According to the Food and Agriculture Organization of the United Nations (FAO), dryness across the sub-region is expected to have an extensive negative impact on acute food insecurity in the 2024-25 agricultural season.
"Concerns mostly relate to a likely downturn in agricultural production and its implications for food availability and access, due to losses of income for rural households and potential upturns in prices driven by supply pressures," the FAO said in its recent crop prospects and food situation report for southern Africa.

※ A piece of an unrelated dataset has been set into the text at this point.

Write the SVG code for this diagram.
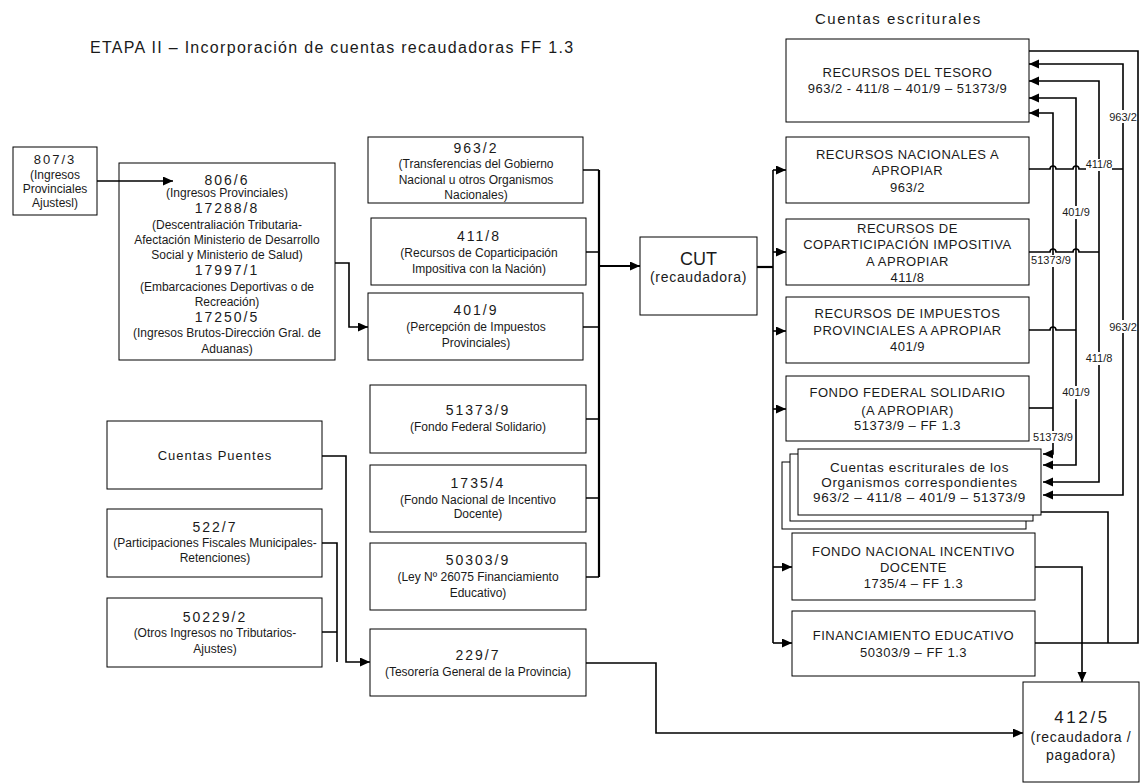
<svg xmlns="http://www.w3.org/2000/svg" width="1141" height="784" viewBox="0 0 1141 784">
<style>
.box{fill:#fff;stroke:#000;stroke-width:1}
text{font-family:"Liberation Sans",Arial,sans-serif;fill:#1a1a1a}
.c{text-anchor:middle}
.s{font-size:12px}
.n{font-size:14px;letter-spacing:2px}
.u{font-size:13px;letter-spacing:0.5px}
.m{font-size:13.5px;letter-spacing:0.6px}
.lbl{font-size:11px;text-anchor:middle}
.ln{fill:none;stroke:#000;stroke-width:1.6}
.thick{fill:none;stroke:#000;stroke-width:2.2}
.bg{fill:#fff;stroke:none}
</style>
<defs>
<marker id="ah" markerUnits="userSpaceOnUse" markerWidth="11" markerHeight="10" refX="10" refY="4.5" orient="auto">
<path d="M0,0 L10,4.5 L0,9 z" fill="#000"/>
</marker>
</defs>

<text x="90" y="53" style="font-size:16px;letter-spacing:1.3px">ETAPA II – Incorporación de cuentas recaudadoras FF 1.3</text>
<text x="815" y="24" style="font-size:15px;letter-spacing:1.5px">Cuentas escriturales</text>

<g id="n8073">
<rect class="box" x="13" y="147" width="84" height="68"/>
<text class="c" x="55" y="164" style="font-size:13px;letter-spacing:2px">807/3</text>
<text class="c s" x="55" y="179">(Ingresos</text>
<text class="c s" x="55" y="193">Provinciales</text>
<text class="c s" x="55" y="207">Ajustesl)</text>
</g>

<g id="n8066">
<rect class="box" x="119" y="163" width="216" height="197"/>
<text class="c n" x="227" y="185">806/6</text>
<text class="c s" x="227" y="197">(Ingresos Provinciales)</text>
<text class="c n" x="227" y="213">17288/8</text>
<text class="c s" x="227" y="229">(Descentraliación Tributaria-</text>
<text class="c s" x="227" y="244">Afectación Ministerio de Desarrollo</text>
<text class="c s" x="227" y="259">Social y Ministerio de Salud)</text>
<text class="c n" x="227" y="275">17997/1</text>
<text class="c s" x="227" y="291">(Embarcaciones Deportivas o de</text>
<text class="c s" x="227" y="306">Recreación)</text>
<text class="c n" x="227" y="322">17250/5</text>
<text class="c s" x="227" y="337">(Ingresos Brutos-Dirección Gral. de</text>
<text class="c s" x="227" y="353">Aduanas)</text>
</g>

<g id="n9632">
<rect class="box" x="368" y="137" width="215" height="66"/>
<text class="c n" x="476" y="153">963/2</text>
<text class="c s" x="476" y="168">(Transferencias del Gobierno</text>
<text class="c s" x="476" y="184">Nacional u otros Organismos</text>
<text class="c s" x="476" y="199">Nacionales)</text>
</g>

<g id="n4118">
<rect class="box" x="371" y="218" width="215" height="67"/>
<text class="c n" x="479" y="241">411/8</text>
<text class="c s" x="479" y="257">(Recursos de Coparticipación</text>
<text class="c s" x="479" y="273">Impositiva con la Nación)</text>
</g>

<g id="n4019">
<rect class="box" x="368" y="293" width="215" height="67"/>
<text class="c n" x="476" y="315">401/9</text>
<text class="c s" x="476" y="331">(Percepción de Impuestos</text>
<text class="c s" x="476" y="347">Provinciales)</text>
</g>

<g id="n513739">
<rect class="box" x="370" y="385" width="216" height="68"/>
<text class="c n" x="478" y="415">51373/9</text>
<text class="c s" x="478" y="431">(Fondo Federal Solidario)</text>
</g>

<g id="n17354">
<rect class="box" x="370" y="465" width="216" height="67"/>
<text class="c n" x="478" y="488">1735/4</text>
<text class="c s" x="478" y="504">(Fondo Nacional de Incentivo</text>
<text class="c s" x="478" y="518">Docente)</text>
</g>

<g id="n503039">
<rect class="box" x="370" y="543" width="216" height="67"/>
<text class="c n" x="478" y="565">50303/9</text>
<text class="c s" x="478" y="581">(Ley Nº 26075 Financiamiento</text>
<text class="c s" x="478" y="597">Educativo)</text>
</g>

<g id="n2297">
<rect class="box" x="370" y="629" width="216" height="67"/>
<text class="c n" x="478" y="660">229/7</text>
<text class="c s" x="478" y="676">(Tesorería General de la Provincia)</text>
</g>

<g id="puentes">
<rect class="box" x="107" y="421" width="215" height="68"/>
<text class="c" x="215" y="460" style="font-size:13px;letter-spacing:1px">Cuentas Puentes</text>
</g>

<g id="n5227">
<rect class="box" x="107" y="509" width="215" height="68"/>
<text class="c n" x="215" y="532">522/7</text>
<text class="c s" x="215" y="547">(Participaciones Fiscales Municipales-</text>
<text class="c s" x="215" y="562">Retenciones)</text>
</g>

<g id="n502292">
<rect class="box" x="107" y="598" width="215" height="69"/>
<text class="c n" x="215" y="622">50229/2</text>
<text class="c s" x="215" y="637">(Otros Ingresos no Tributarios-</text>
<text class="c s" x="215" y="653">Ajustes)</text>
</g>

<g id="cut">
<rect class="box" x="640" y="237" width="117" height="78"/>
<text class="c" x="698.5" y="264.5" style="font-size:18px">CUT</text>
<text class="c" x="698.5" y="282" style="font-size:14px;letter-spacing:0.7px">(recaudadora)</text>
</g>

<g id="n4125">
<rect class="box" x="1023" y="682" width="116" height="100"/>
<text class="c" x="1082" y="723" style="font-size:17px;letter-spacing:2.6px">412/5</text>
<text class="c" x="1081" y="742" style="font-size:14px;letter-spacing:0.7px">(recaudadora /</text>
<text class="c" x="1081" y="760" style="font-size:14px;letter-spacing:0.7px">pagadora)</text>
</g>

<g id="tesoro">
<rect class="box" x="786" y="39" width="243" height="83"/>
<text class="c u" x="907.5" y="76.5">RECURSOS DEL TESORO</text>
<text class="c u" x="907.5" y="92.5">963/2 - 411/8 – 401/9 – 51373/9</text>
</g>

<g id="nacionales">
<rect class="box" x="786" y="137" width="243" height="66"/>
<text class="c u" x="907.5" y="158.5">RECURSOS NACIONALES A</text>
<text class="c u" x="907.5" y="174.5">APROPIAR</text>
<text class="c u" x="907.5" y="191.5">963/2</text>
</g>

<g id="coparticipacion">
<rect class="box" x="786" y="219" width="243" height="66"/>
<text class="c u" x="907.5" y="232.5">RECURSOS DE</text>
<text class="c u" x="907.5" y="248.5">COPARTICIPACIÓN IMPOSITIVA</text>
<text class="c u" x="907.5" y="265.5">A APROPIAR</text>
<text class="c u" x="907.5" y="281.5">411/8</text>
</g>

<g id="impuestos">
<rect class="box" x="786" y="297" width="243" height="66"/>
<text class="c u" x="907.5" y="317.5">RECURSOS DE IMPUESTOS</text>
<text class="c u" x="907.5" y="334.5">PROVINCIALES A APROPIAR</text>
<text class="c u" x="907.5" y="350.5">401/9</text>
</g>

<g id="fondofederal">
<rect class="box" x="786" y="376" width="243" height="65"/>
<text class="c u" x="907.5" y="396.5">FONDO FEDERAL SOLIDARIO</text>
<text class="c u" x="907.5" y="414.5">(A APROPIAR)</text>
<text class="c u" x="907.5" y="429.5">51373/9 – FF 1.3</text>
</g>

<g id="organismos">
<rect class="box" x="782" y="462" width="244" height="67"/>
<rect class="box" x="790" y="454" width="243" height="67"/>
<rect class="box" x="798" y="449" width="243" height="66"/>
<text class="c m" x="919.5" y="471.5">Cuentas escriturales de los</text>
<text class="c m" x="919.5" y="486.5">Organismos correspondientes</text>
<text class="c m" x="919.5" y="501.5">963/2 – 411/8 – 401/9 – 51373/9</text>
</g>

<g id="fondonacional">
<rect class="box" x="792" y="533" width="243" height="67"/>
<text class="c u" x="913.5" y="555.5">FONDO NACIONAL INCENTIVO</text>
<text class="c u" x="913.5" y="571.5">DOCENTE</text>
<text class="c u" x="913.5" y="587.5">1735/4 – FF 1.3</text>
</g>

<g id="financiamiento">
<rect class="box" x="792" y="611" width="243" height="65"/>
<text class="c u" x="913.5" y="639.5">FINANCIAMIENTO EDUCATIVO</text>
<text class="c u" x="913.5" y="656.5">50303/9 – FF 1.3</text>
</g>

<g id="connectors">
<path class="ln" d="M97,181 H173" marker-end="url(#ah)"/>
<path class="ln" d="M335,263 H349 V327 H368" marker-end="url(#ah)"/>
<path class="ln" d="M583,170 H599 M586,252 H599 M583,327 H599 M586,419 H599 M586,498 H599 M586,577 H599"/>
<path class="thick" d="M599,170 V577"/>
<path class="thick" d="M599,266 H640" marker-end="url(#ah)"/>
<path class="thick" d="M757,267 H773"/>
<path class="ln" d="M773,170 V643"/>
<path class="ln" d="M773,170 H786" marker-end="url(#ah)"/>
<path class="ln" d="M773,252 H786" marker-end="url(#ah)"/>
<path class="ln" d="M773,331 H786" marker-end="url(#ah)"/>
<path class="ln" d="M773,409 H786" marker-end="url(#ah)"/>
<path class="ln" d="M773,567 H792" marker-end="url(#ah)"/>
<path class="ln" d="M773,643 H792" marker-end="url(#ah)"/>
<path class="ln" d="M322,456 H346 V662 H370" marker-end="url(#ah)"/>
<path class="ln" d="M322,543 H337 V662 M322,632 H337"/>
<path class="ln" d="M586,663 H656 V733 H1023" marker-end="url(#ah)"/>
<path class="ln" d="M1035,567 H1082 V682" marker-end="url(#ah)"/>
<path class="ln" d="M1035,643 H1138 V51 H1029 M1041,512 H1108 V643"/>
<path class="ln" d="M1029,169 H1050 a3,3 0 0 1 6,0 H1073 a3,3 0 0 1 6,0 H1123"/>
<path class="ln" d="M1123,280 V64 H1029" marker-end="url(#ah)"/>
<path class="ln" d="M1123,280 V495 H1043" marker-end="url(#ah)"/>
<path class="ln" d="M1029,252 H1050 a3,3 0 0 1 6,0 H1073 a3,3 0 0 1 6,0 H1099"/>
<path class="ln" d="M1099,252 V81 H1029" marker-end="url(#ah)"/>
<path class="ln" d="M1099,252 V482 H1043" marker-end="url(#ah)"/>
<path class="ln" d="M1029,330 H1050 a3,3 0 0 1 6,0 H1076"/>
<path class="ln" d="M1076,330 V98 H1029" marker-end="url(#ah)"/>
<path class="ln" d="M1076,330 V465 H1043" marker-end="url(#ah)"/>
<path class="ln" d="M1029,408 H1053"/>
<path class="ln" d="M1053,408 V113 H1029" marker-end="url(#ah)"/>
<path class="ln" d="M1053,408 V454 H1043" marker-end="url(#ah)"/>
</g>

<g id="line-labels">
<rect class="bg" x="1109" y="110" width="28" height="13"/>
<text class="lbl" x="1123" y="120.5">963/2</text>
<rect class="bg" x="1109" y="320" width="28" height="13"/>
<text class="lbl" x="1123" y="330.5">963/2</text>
<rect class="bg" x="1086" y="159" width="26" height="12"/>
<text class="lbl" x="1099" y="168">411/8</text>
<rect class="bg" x="1086" y="352" width="26" height="13"/>
<text class="lbl" x="1099" y="362">411/8</text>
<rect class="bg" x="1063" y="206" width="26" height="13"/>
<text class="lbl" x="1076" y="216">401/9</text>
<rect class="bg" x="1063" y="386" width="26" height="13"/>
<text class="lbl" x="1076" y="396">401/9</text>
<rect class="bg" x="1033" y="255" width="36" height="12"/>
<text class="lbl" x="1051" y="264">51373/9</text>
<rect class="bg" x="1035" y="431" width="36" height="12"/>
<text class="lbl" x="1053" y="441">51373/9</text>
</g>
</svg>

It noted that cumulative rainfall amounts across large portions of the sub-region have been well below average, which is expected to lower 2024 cereal production. The weather outlook points to continued below-average rainfall amounts in March and April 2024, so there is a low likelihood of any recovery in cereal crop conditions. Yields in southern Africa are expected at average to below-average levels in 2024.
A wilting maize field suffers from moisture stress at tasseling during a long mid-season dry spell in the Kanyemba village in Rushinga on March 3, 2024. /CFP
Thirty-three African countries, including Zimbabwe and Zambia, will require external food assistance until March 2024 and South Africa is not among them, the FAO report said.

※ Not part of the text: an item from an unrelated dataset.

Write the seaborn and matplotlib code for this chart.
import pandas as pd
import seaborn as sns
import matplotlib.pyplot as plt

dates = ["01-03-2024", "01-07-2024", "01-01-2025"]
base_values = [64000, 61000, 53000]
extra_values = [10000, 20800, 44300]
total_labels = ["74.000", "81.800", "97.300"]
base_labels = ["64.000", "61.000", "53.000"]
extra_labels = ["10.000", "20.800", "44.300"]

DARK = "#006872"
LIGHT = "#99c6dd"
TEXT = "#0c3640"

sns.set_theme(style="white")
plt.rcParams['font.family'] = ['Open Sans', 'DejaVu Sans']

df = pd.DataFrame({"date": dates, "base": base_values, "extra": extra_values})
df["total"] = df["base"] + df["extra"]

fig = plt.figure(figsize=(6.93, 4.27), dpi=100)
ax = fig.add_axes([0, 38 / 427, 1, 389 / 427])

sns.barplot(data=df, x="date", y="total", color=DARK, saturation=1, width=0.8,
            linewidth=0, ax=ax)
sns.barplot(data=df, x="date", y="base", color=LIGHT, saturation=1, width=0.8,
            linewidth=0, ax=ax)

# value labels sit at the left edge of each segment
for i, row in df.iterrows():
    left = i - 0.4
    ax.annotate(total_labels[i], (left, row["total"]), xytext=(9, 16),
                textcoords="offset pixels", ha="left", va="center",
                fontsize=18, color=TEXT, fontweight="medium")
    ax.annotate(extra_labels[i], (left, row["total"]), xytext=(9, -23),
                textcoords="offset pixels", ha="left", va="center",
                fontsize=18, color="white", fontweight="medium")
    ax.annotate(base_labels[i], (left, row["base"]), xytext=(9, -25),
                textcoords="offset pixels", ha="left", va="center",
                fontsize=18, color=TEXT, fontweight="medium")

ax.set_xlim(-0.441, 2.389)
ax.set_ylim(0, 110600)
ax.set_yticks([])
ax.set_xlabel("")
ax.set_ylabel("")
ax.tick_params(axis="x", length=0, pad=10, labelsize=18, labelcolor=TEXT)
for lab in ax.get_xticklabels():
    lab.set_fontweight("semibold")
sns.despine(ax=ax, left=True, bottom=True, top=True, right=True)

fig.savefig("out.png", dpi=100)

If the 2024 production declines in South Africa and Zambia, two key maize exporting countries of the sub-region, export availability in the sub-region would be low, which could necessitate the importation of maize from outside southern Africa, the report added.
Meanwhile, the Washington, D.C.-based Famine Early Warning Systems Network noted that over the last two months, large rainfall deficits have led to severe drought in eastern Angola, western and central Zambia, northeastern Namibia, northern Botswana, much of Zimbabwe, central Mozambique, central and eastern South Africa, and Lesotho.
In its food security outlook report for southern Africa from October 2023 to May 2024, the early warning systems added: "The below-normal rainfall will likely negatively impact the remainder of the 2023/24 agricultural season, with below-average green and dry harvests most likely in affected areas."
It further noted that food and non-food prices continue to rise seasonally across much of southern Africa due to depleted stocks, increased demand, deteriorating macroeconomic conditions in some countries, and inflationary pressures.